Surveys find that 70 per cent of graphic design students are women, yet only 11 per cent are creative directors. Girls consistently outperform boys in all spectrums of education, but only 18 per cent of the board members of Financial Times Stock Exchange (FTSE) 250 businesses are women (in 2015 there were more ‘men called John’ leading companies in the FTSE 100 than the total number of women on the list!). The 2015 top 100 ‘designerati’ listed by The Drum had just 13 women.
These are some of the headline points from Kerning the Gap, a new London-based collective of design industry people who want to see more women in design leadership roles. And they are not alone; Kat Gordon created the 3% Conference to address the fact that when she began, only 3 per cent of creative directors in the US were women.
So, is this all about women’s rights? Some of it is, and rightly so, but this demonstrates a wider issue about diversity, which is not just about gender but also about age, background, learning and thinking styles, nationality or other aspects that make us different. Embracing diversity is particularly vital for the design industry, because diversity fuels creativity.
In terms of gender alone, teams with more women demonstrate higher collective intelligence and bigger innovative success. Diversity encourages the search for new information and perspectives. It leads to better decisions and greater problem solving.

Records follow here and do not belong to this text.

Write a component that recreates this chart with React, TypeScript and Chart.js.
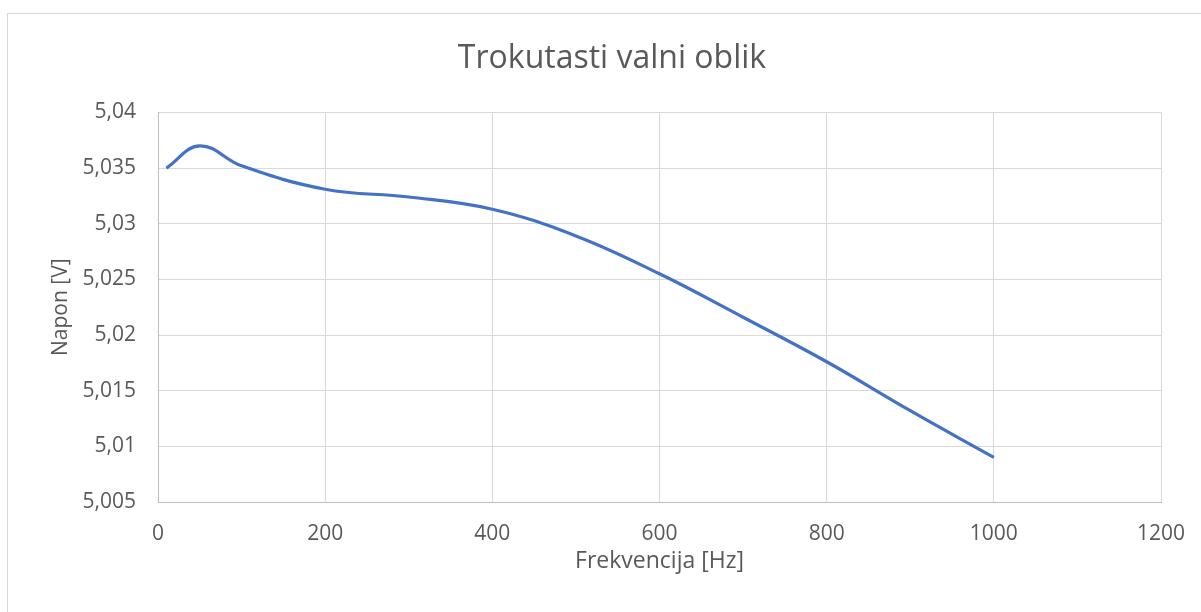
import React, { useEffect, useRef } from "react";
import { Chart, registerables } from "chart.js";

Chart.register(...registerables);

const TITLE = "Trokutasti valni oblik";
const X_TITLE = "Frekvencija [Hz]";
const Y_TITLE = "Napon [V]";

const frequency = [10, 50, 100, 200, 300, 400, 500, 600, 700, 800, 900, 1000];
const voltage = [5.035, 5.037, 5.0352, 5.0331, 5.0324, 5.0313, 5.0289, 5.0255, 5.0216, 5.0176, 5.0132, 5.009];

const X_TICKS = [0, 200, 400, 600, 800, 1000, 1200];
const Y_TICKS = [5.005, 5.01, 5.015, 5.02, 5.025, 5.03, 5.035, 5.04];

const FONT = "'Open Sans', 'Noto Sans', sans-serif";
const TEXT = "#595959";

const fmtY = (v: number) => {
  let s = v.toFixed(3);
  s = s.replace(/0+$/, "").replace(/\.$/, "");
  return s.replace(".", ",");
};

const outerBorder = {
  id: "outerBorder",
  beforeDraw(chart: any) {
    const { ctx, width, height } = chart;
    ctx.save();
    ctx.fillStyle = "#ffffff";
    ctx.fillRect(0, 0, width, height);
    ctx.strokeStyle = "#d9d9d9";
    ctx.lineWidth = 1;
    ctx.strokeRect(7.5, 13.5, width + 20, height + 20);
    ctx.restore();
  },
};

export default function App() {
  const ref = useRef<HTMLCanvasElement | null>(null);

  useEffect(() => {
    document.body.style.margin = "0";
    const canvas = ref.current;
    if (!canvas) return;
    const chart = new Chart(canvas, {
      type: "scatter",
      data: {
        datasets: [
          {
            data: frequency.map((x, i) => ({ x, y: voltage[i] })),
            showLine: true,
            borderColor: "#4472c4",
            backgroundColor: "#4472c4",
            borderWidth: 3.2,
            pointRadius: 0,
            tension: 0.4,
            fill: false,
          },
        ],
      },
      options: {
        responsive: false,
        animation: false,
        devicePixelRatio: 1,
        layout: { padding: { top: 0, left: 63, right: 40, bottom: 0 } },
        plugins: {
          legend: { display: false },
          tooltip: { enabled: false },
          title: {
            display: true,
            text: TITLE,
            color: TEXT,
            font: { family: FONT, size: 32, weight: "normal" },
            padding: { top: 40, bottom: 34 },
          },
        },
        scales: {
          x: {
            type: "linear",
            min: 0,
            max: 1200,
            afterBuildTicks: (scale: any) => {
              scale.ticks = X_TICKS.map((v) => ({ value: v }));
            },
            afterFit: (scale: any) => {
              scale.height = 110;
              scale.paddingRight = 0;
            },
            ticks: {
              color: TEXT,
              font: { family: FONT, size: 21 },
              padding: 19,
              maxRotation: 0,
              callback: (v: any) => String(v),
            },
            grid: { color: "#d9d9d9", lineWidth: 1, drawTicks: false },
            border: { color: "#bfbfbf", width: 1 },
            title: {
              display: true,
              text: X_TITLE,
              color: TEXT,
              font: { family: FONT, size: 23 },
              padding: { top: 0, bottom: 37 },
            },
          },
          y: {
            type: "linear",
            min: 5.005,
            max: 5.04,
            afterBuildTicks: (scale: any) => {
              scale.ticks = Y_TICKS.map((v) => ({ value: v }));
            },
            afterFit: (scale: any) => {
              scale.width = 95;
            },
            ticks: {
              color: TEXT,
              font: { family: FONT, size: 21 },
              padding: 22,
              callback: (v: any) => fmtY(Number(v)),
            },
            grid: { color: "#d9d9d9", lineWidth: 1, drawTicks: false },
            border: { color: "#bfbfbf", width: 1 },
            title: {
              display: true,
              text: Y_TITLE,
              color: TEXT,
              font: { family: FONT, size: 21 },
              padding: { top: -15, bottom: 0 },
            },
          },
        },
      },
      plugins: [outerBorder],
    });
    return () => chart.destroy();
  }, []);

  return (
    <div style={{ width: 1201, height: 612 }}>
      <canvas ref={ref} width={1201} height={612} style={{ display: "block" }} />
    </div>
  );
}
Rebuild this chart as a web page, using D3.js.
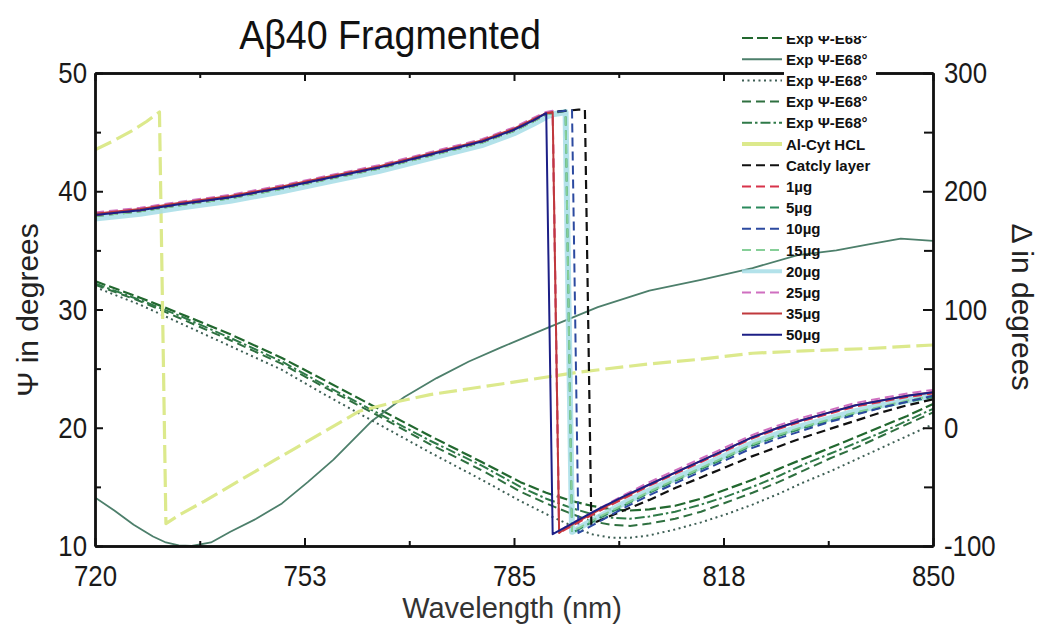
<!DOCTYPE html>
<html>
<head>
<meta charset="utf-8">
<script src="https://cdn.jsdelivr.net/npm/d3@7"></script>
<style>
  html, body { margin: 0; padding: 0; background: #fff; }
  svg { display: block; font-family: "Liberation Sans", Arial, sans-serif; }
</style>
</head>
<body>
<svg id="chart" width="1044" height="628"></svg>
<script>
// ---- axis definitions ----
const xTicks = [720, 752.5, 785, 817.5, 850];
const xTickLabels = ["720", "753", "785", "818", "850"];
const xMinorTicks = [736.25, 768.75, 801.25, 833.75];
const psiTicks = [10, 20, 30, 40, 50];
const psiMinorTicks = [15, 25, 35, 45];
const deltaTicks = [-100, 0, 100, 200, 300];
const deltaMinorTicks = [-50, 50, 150, 250];

// ---- model Δ curves (right axis), shared wavelength grid ----
const deltaWavelengths = [720, 727, 733, 741, 749, 756, 764, 772, 780, 785, 788, 790, 791, 792, 793, 794, 795, 796, 797, 798, 802, 806, 810, 814, 818, 822, 826, 830, 834, 838, 842, 846, 850];
const catclyLayer = [180, 184, 189, 195, 203, 211, 220, 231, 242, 252, 260, 266, 267, 267.5, 268, 268.5, 269, 269, -82, -79, -70, -61, -51, -42, -33, -24, -16, -8, -1, 6, 13, 19, 24];
const amount1 = [180, 184, 189, 195, 203, 211, 220, 231, 242, 252, 260, 266, 267, -89, -86, -83, -80, -77, -74, -71, -60, -49, -39, -29, -19, -9, -1, 6, 12, 18, 22, 26, 29];
const amount5 = [179, 183, 188, 194, 202, 210, 219, 230, 241, 251, 259, 265, 266, 267, 268, -89, -86, -83, -80, -77, -66, -55, -45, -35, -25, -15, -7, 0, 6, 12, 17, 22, 26];
const amount10 = [180, 184, 189, 195, 203, 211, 220, 231, 242, 252, 260, 266, 267, 267.5, 268, 268.5, -89, -86, -83, -80, -68, -57, -47, -37, -27, -17, -9, -2, 5, 11, 17, 22, 27];
const amount15 = [179, 183, 188, 194, 202, 210, 219, 230, 241, 251, 259, 265, 266, 267, 268, -88, -85, -82, -79, -76, -65, -54, -44, -34, -24, -14, -6, 1, 7, 13, 18, 23, 27];
const amount20 = [177, 181, 186, 192, 200, 208, 217, 228, 239, 249, 257, 263, 265, 266, 267, -88, -85, -82, -79, -76, -64, -53, -43, -33, -23, -13, -5, 2, 8, 14, 19, 23, 27];
const amount25 = [182, 186, 191, 197, 205, 213, 222, 233, 244, 254, 262, 267, 268, -88, -84, -81, -78, -75, -72, -69, -57, -46, -36, -26, -16, -6, 2, 9, 15, 21, 25, 29, 32];
const amount35 = [181, 185, 190, 196, 204, 212, 221, 232, 243, 253, 261, 266, 267, -89, -85, -82, -79, -76, -73, -70, -59, -48, -38, -28, -18, -8, 0, 7, 13, 19, 23, 27, 30];
const amount50 = [180, 184, 189, 195, 203, 211, 220, 231, 242, 252, 260, 266, -90, -87, -84, -81, -78, -75, -72, -69, -58, -48, -38, -28, -18, -8, 0, 7, 13, 19, 23, 27, 30];

// ---- Al-Cyt HCL Δ (right axis) ----
const alCytWavelengths = [720, 723, 726, 728, 730, 731, 733, 737, 742, 748, 755, 761, 766, 772, 778, 783, 795, 806, 814, 822, 830, 840, 850];
const alCytDelta = [235, 243, 252, 259, 267, -81, -74, -62, -46, -27, -5, 14, 21, 28, 33, 37, 47, 54, 58, 63, 65, 67, 70];

// ---- experimental Ψ at 68° (left axis) ----
const expWavelengths = [720, 727, 733, 741, 749, 756, 764, 772, 780, 786, 790, 794, 797, 800, 803, 806, 810, 814, 818, 822, 826, 830, 834, 838, 842, 846, 850];
const expPsiA = [32.4, 31.0, 29.7, 27.9, 25.9, 23.9, 21.6, 19.3, 17.1, 15.4, 14.5, 13.8, 13.4, 13.1, 13.0, 13.1, 13.4, 14.0, 14.8, 15.6, 16.5, 17.4, 18.3, 19.2, 20.1, 21.0, 22.0];
const expPsiC = [31.9, 30.4, 28.9, 26.9, 24.9, 22.7, 20.3, 17.9, 15.6, 13.8, 12.7, 11.7, 11.0, 10.7, 10.7, 10.9, 11.4, 12.0, 12.7, 13.5, 14.4, 15.4, 16.3, 17.3, 18.3, 19.3, 20.3];
const expPsiD = [32.1, 30.7, 29.3, 27.4, 25.4, 23.3, 21.0, 18.6, 16.4, 14.6, 13.6, 12.7, 12.1, 11.8, 11.7, 11.9, 12.3, 12.9, 13.7, 14.5, 15.4, 16.4, 17.4, 18.3, 19.3, 20.3, 21.3];
const expPsiE = [32.2, 30.8, 29.5, 27.6, 25.6, 23.5, 21.2, 18.9, 16.8, 15.0, 14.0, 13.2, 12.7, 12.4, 12.3, 12.5, 12.9, 13.5, 14.2, 15.0, 15.9, 16.9, 17.8, 18.7, 19.6, 20.6, 21.6];
const expSolidWavelengths = [720, 723, 726, 729, 731, 733, 735, 738, 741, 745, 749, 753, 757, 763, 768, 773, 778, 783, 790, 798, 806, 814, 822, 829, 835, 840, 845, 850];
const expPsiB = [14.1, 13.0, 11.8, 10.8, 10.3, 10.05, 10.0, 10.3, 11.2, 12.3, 13.6, 15.4, 17.3, 20.6, 22.6, 24.2, 25.6, 26.8, 28.4, 30.2, 31.6, 32.5, 33.5, 34.6, 35.0, 35.5, 36.0, 35.8];

// ---- legend labels ----
const legendLabels = ["Exp \u03A8-E68\u00B0", "Exp \u03A8-E68\u00B0", "Exp \u03A8-E68\u00B0", "Exp \u03A8-E68\u00B0", "Exp \u03A8-E68\u00B0",
  "Al-Cyt HCL", "Catcly layer", "1\u00B5g", "5\u00B5g", "10\u00B5g", "15\u00B5g", "20\u00B5g", "25\u00B5g", "35\u00B5g", "50\u00B5g"];

const svg = d3.select("#chart");
const plot = { left: 95, right: 933, top: 73, bottom: 546 };

const x = d3.scaleLinear().domain([720, 850]).range([plot.left, plot.right]);
const yPsi = d3.scaleLinear().domain([10, 50]).range([plot.bottom, plot.top]);
const yDelta = d3.scaleLinear().domain([-100, 300]).range([plot.bottom, plot.top]);

const DASH = "9,5", DOT = "2,3.5", DASHDOT = "10,3,2.5,3", LONGDASH = "11,4";

// one entry per plotted line; label is the legend row index
const series = [
  { label: 0, wl: expWavelengths, v: expPsiA, y: yPsi, color: "#22682f", w: 2.2, dash: LONGDASH },
  { label: 1, wl: expSolidWavelengths, v: expPsiB, y: yPsi, color: "#4d7f6b", w: 1.8, dash: null },
  { label: 2, wl: expWavelengths, v: expPsiC, y: yPsi, color: "#3e5f55", w: 2, dash: DOT },
  { label: 3, wl: expWavelengths, v: expPsiD, y: yPsi, color: "#2f7040", w: 2, dash: DASH },
  { label: 4, wl: expWavelengths, v: expPsiE, y: yPsi, color: "#2f7a48", w: 2, dash: DASHDOT },
  { label: 5, wl: alCytWavelengths, v: alCytDelta, y: yDelta, color: "#dce98c", w: 3.2, dash: "18,6" },
  { label: 11, wl: deltaWavelengths, v: amount20, y: yDelta, color: "#a6dde6", w: 6, dash: null, op: 0.85 },
  { label: 8, wl: deltaWavelengths, v: amount5, y: yDelta, color: "#2b8a5c", w: 2, dash: DASH },
  { label: 10, wl: deltaWavelengths, v: amount15, y: yDelta, color: "#86cf98", w: 2, dash: DASH },
  { label: 6, wl: deltaWavelengths, v: catclyLayer, y: yDelta, color: "#111111", w: 2.2, dash: DASH },
  { label: 9, wl: deltaWavelengths, v: amount10, y: yDelta, color: "#2c4aa0", w: 2, dash: DASH },
  { label: 7, wl: deltaWavelengths, v: amount1, y: yDelta, color: "#d8334a", w: 2, dash: DASH },
  { label: 12, wl: deltaWavelengths, v: amount25, y: yDelta, color: "#cf6fc0", w: 2, dash: DASH },
  { label: 13, wl: deltaWavelengths, v: amount35, y: yDelta, color: "#c0393c", w: 2, dash: null },
  { label: 14, wl: deltaWavelengths, v: amount50, y: yDelta, color: "#1c1f86", w: 2, dash: null }
];

// compress glyphs horizontally to mimic a narrow face
function condense(sel, f) {
  sel.each(function () {
    const L = this.getComputedTextLength();
    d3.select(this).attr("textLength", L * f).attr("lengthAdjust", "spacingAndGlyphs");
  });
}
// integer labels with a plain hyphen for negatives
const intFmt = d => String(Math.round(d));

// ---- curves ----
svg.append("defs").append("clipPath").attr("id", "plotClip")
  .append("rect").attr("x", plot.left).attr("y", plot.top - 4)
  .attr("width", plot.right - plot.left).attr("height", plot.bottom - plot.top + 6);

const curves = svg.append("g").attr("clip-path", "url(#plotClip)");
series.forEach(s => {
  const pts = s.wl.map((w, i) => [w, s.v[i]]);
  const line = d3.line().x(d => x(d[0])).y(d => s.y(d[1]));
  curves.append("path")
    .datum(pts)
    .attr("d", line)
    .attr("fill", "none")
    .attr("stroke", s.color)
    .attr("stroke-width", s.w)
    .attr("stroke-opacity", s.op || 1)
    .attr("stroke-linejoin", "round")
    .attr("stroke-dasharray", s.dash);
});

// ---- axes (ticks point inward) ----
const fontTick = 30;
svg.append("g").attr("transform", `translate(${plot.left},0)`)
  .call(d3.axisLeft(yPsi).tickValues(psiTicks).tickSizeInner(-8).tickSizeOuter(0).tickPadding(8).tickFormat(intFmt));
svg.append("g").attr("transform", `translate(${plot.left},0)`)
  .call(d3.axisLeft(yPsi).tickValues(psiMinorTicks).tickSizeInner(-6).tickSizeOuter(0).tickFormat(""));
svg.append("g").attr("transform", `translate(${plot.right},0)`)
  .call(d3.axisRight(yDelta).tickValues(deltaTicks).tickSizeInner(-10).tickSizeOuter(0).tickPadding(11).tickFormat(intFmt));
svg.append("g").attr("transform", `translate(${plot.right},0)`)
  .call(d3.axisRight(yDelta).tickValues(deltaMinorTicks).tickSizeInner(-9).tickSizeOuter(0).tickFormat(""));
svg.append("g").attr("transform", `translate(0,${plot.bottom})`)
  .call(d3.axisBottom(x).tickValues(xTicks).tickSizeInner(-8).tickSizeOuter(0).tickPadding(19).tickFormat((d, i) => xTickLabels[i]));
svg.append("g").attr("transform", `translate(0,${plot.bottom})`)
  .call(d3.axisBottom(x).tickValues(xMinorTicks).tickSizeInner(-5).tickSizeOuter(0).tickFormat(""));
svg.append("g").attr("transform", `translate(0,${plot.top})`)
  .call(d3.axisTop(x).tickValues(xTicks).tickSizeInner(-8).tickSizeOuter(0).tickFormat(""));
svg.append("g").attr("transform", `translate(0,${plot.top})`)
  .call(d3.axisTop(x).tickValues(xMinorTicks).tickSizeInner(-5).tickSizeOuter(0).tickFormat(""));

svg.selectAll(".domain").attr("stroke", "#111").attr("stroke-width", 2.4);
svg.selectAll(".tick line").attr("stroke", "#111").attr("stroke-width", 2);
svg.selectAll(".tick text").attr("font-size", fontTick).attr("fill", "#1a1a1a")
  .attr("font-family", "'Liberation Sans', Arial, sans-serif");
condense(svg.selectAll(".tick text"), 0.86);

// ---- titles ----
const title = svg.append("text").attr("x", 390).attr("y", 49).attr("text-anchor", "middle")
  .attr("font-size", 40).attr("fill", "#111").text("A\u03B240 Fragmented");
condense(title, 0.94);

svg.append("text").attr("transform", "translate(512,618)").attr("text-anchor", "middle")
  .attr("font-size", 29).attr("fill", "#333").text("Wavelength (nm)");
svg.append("text").attr("transform", "translate(38,310) rotate(-90)").attr("text-anchor", "middle")
  .attr("font-size", 30).attr("fill", "#222").text("\u03A8 in degrees");
svg.append("text").attr("transform", "translate(1012,307) rotate(90)").attr("text-anchor", "middle")
  .attr("font-size", 30).attr("fill", "#222").text("\u0394 in degrees");

// ---- legend ----
const legend = svg.append("g");
legend.append("defs").append("clipPath").attr("id", "legClip")
  .append("rect").attr("x", 730).attr("y", 36).attr("width", 170).attr("height", 320);
legend.append("rect").attr("x", 784).attr("y", 66).attr("width", 92).attr("height", 18).attr("fill", "#fff");
const rows = legend.append("g").attr("clip-path", "url(#legClip)");
series.forEach(s => {
  const yy = 38 + 21.2 * s.label;
  rows.append("line").attr("x1", 742).attr("x2", 782).attr("y1", yy).attr("y2", yy)
    .attr("stroke", s.color).attr("stroke-width", (s.label === 11 || s.label === 5) ? 4 : 2)
    .attr("stroke-opacity", s.op || 1)
    .attr("stroke-dasharray", s.label === 5 ? null : s.dash);
  rows.append("text").attr("x", 786).attr("y", yy + 5.5).attr("font-size", 15).attr("font-weight", "bold")
    .attr("fill", "#111").text(legendLabels[s.label]);
});
</script>
</body>
</html>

So if the results are so great, what is stopping us? As the publication Graphic Designers Surveyed revealed in its findings of designers in the UK and US, the problem is not a shortage of women with the right skills and talent. The recent HeForShe conference in Shanghai confirmed that in China, women represent over 50 per cent of the talent pool and the same is true for women going into entry-level company positions. But it’s at the senior level where Chinese women represent only around 10 per cent.
It is cultural and organisational issues that prevent businesses from diversity. Cultural fit means familiarity, which doesn’t bode well for diversity, and in some organisations it is more important than professional skills. The other major problem is unconscious bias: whilst we might persuade ourselves we understand and encourage diversity, we carry a deep sense of preferring people like us. The flipside is that being amongst people who are not like us can cause discomfort, inhibit our communication and make cohesion more difficult.
We will therefore only reap the rewards of diversity if we work to overcome it intentionally and strive to override our inner programming. So, here are seven practical things that can be done to improve the diversity of your project teams or agency. And it is worth making changes, because creative strength lies in embracing differences and the friction of disagreements, not in the safety of similarities.
Speak up: to encourage diversity you have to discuss it and open up the subject to other people around you. It needs to be visibly recognized, supported and celebrated.
Flex: offer flexible working options to suit different needs. It will open up a wider talent pool and helps to retain staff.
Don’t interrupt: patronising or biased remarks often begin with an interruption. Look for anyone who cuts someone else off. Point it out as unacceptable.
Reword: women apply for jobs if they meet 100 per cent of the qualifications. Men apply if they meet 60 per cent. Rewording of job descriptions can boost the number of applicants.
Refuse: question teams, events or meetings that have a lack of diversity and consider a refusal to participate unless things are rectified.
See life outside: encourage people to show their hidden talents. Making time to share hobbies, interests and life stories will reveal another valuable layer of experience.
Share: if you have diversity in your senior people, share them as mentors, judges on award panels, or speakers at events.